Lei vive quotidianamente le gioie e le fatiche dei giovani. Come sono i ragazzi di oggi?

“I giovani di oggi sono belli, interessanti, molto intelligenti…ma sono affettivamente poveri. Si parla non a torto di ‘analfabetismo affettivo giovanile’, perché c’è una chiusura verso i sentimenti e una difficoltà ad esprimerli. Vanno educati alla tolleranza (attraverso la nostra testimonianza vissuta) affinché possano imparare ad essere aperti, disponibili, curioso. Imparino a navigare in mare aperto… Oggi molti ragazzi studiano poco o non studiano, non lavorano, non si sposano, non fanno figli. Sono chiusi alla vita, si accontentano. Questo è un impoverimento terribile delle società occidentali. Tanti studiosi sostengono che all’origine della crisi economica, di produzione e dei mercati ci sia una crisi educativa, dicono. Poiché non si ha più il coraggio di vivere, non c’è neppur eil desiderio di lavorare e produrre. Ci si lascia andare. La chiamano ‘decrescita’, ma è il frutto della chiusura. E’ dunque importante oggi essere tolleranti, perché la tolleranza crea un cuore aperto, disponibile a conoscere, ad imparare dall’altro, a cambiare se necessario, a viaggiare verso mete lontane…insomma: a buttarsi, a rischiare, ad osare nella vita”.
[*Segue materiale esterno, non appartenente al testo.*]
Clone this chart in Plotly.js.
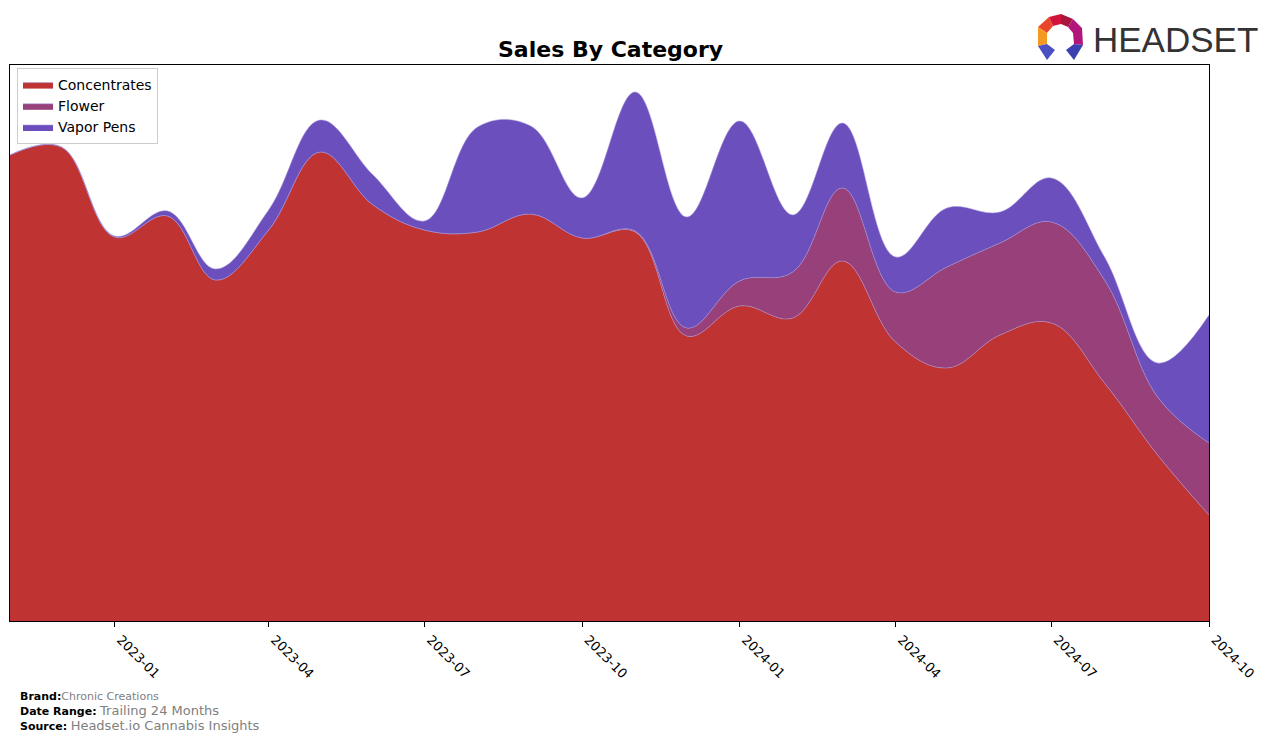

Come la tolleranza aiuta la pace, concretamente?

“La tolleranza è uno strumento primario di pace. La pace, come la Chiesa ci ha sempre insegnato, inizia infatti dal nostro cuore. E’ importante che cambiamo lo sguardo su quella che è la frontiera sociale più ‘calda’: gli immigrati. È importante cambiare il nostro sguardo su di loro per avere pace attraverso la disponibilità, l’apertura, l’accoglienza. Dobbiamo avere un cuore grande. Questo è il vero punto. Quindi, la pace non è solo il cessate il fuoco, il deporre le armi, il non fare la guerra. Come ha sempre insegnato la Chiesa, la pace è un amore così grande che tutti diventiamo uno spettacolo agli occhi di Dio. La convivenza, pur nella diversità di ognuno, può e deve diventare uno spettacolo agli occhi di Dio! Come? Aiutandosi e accettandosi vicendevolmente. Per questo la tolleranza è basilare per una pace vera”.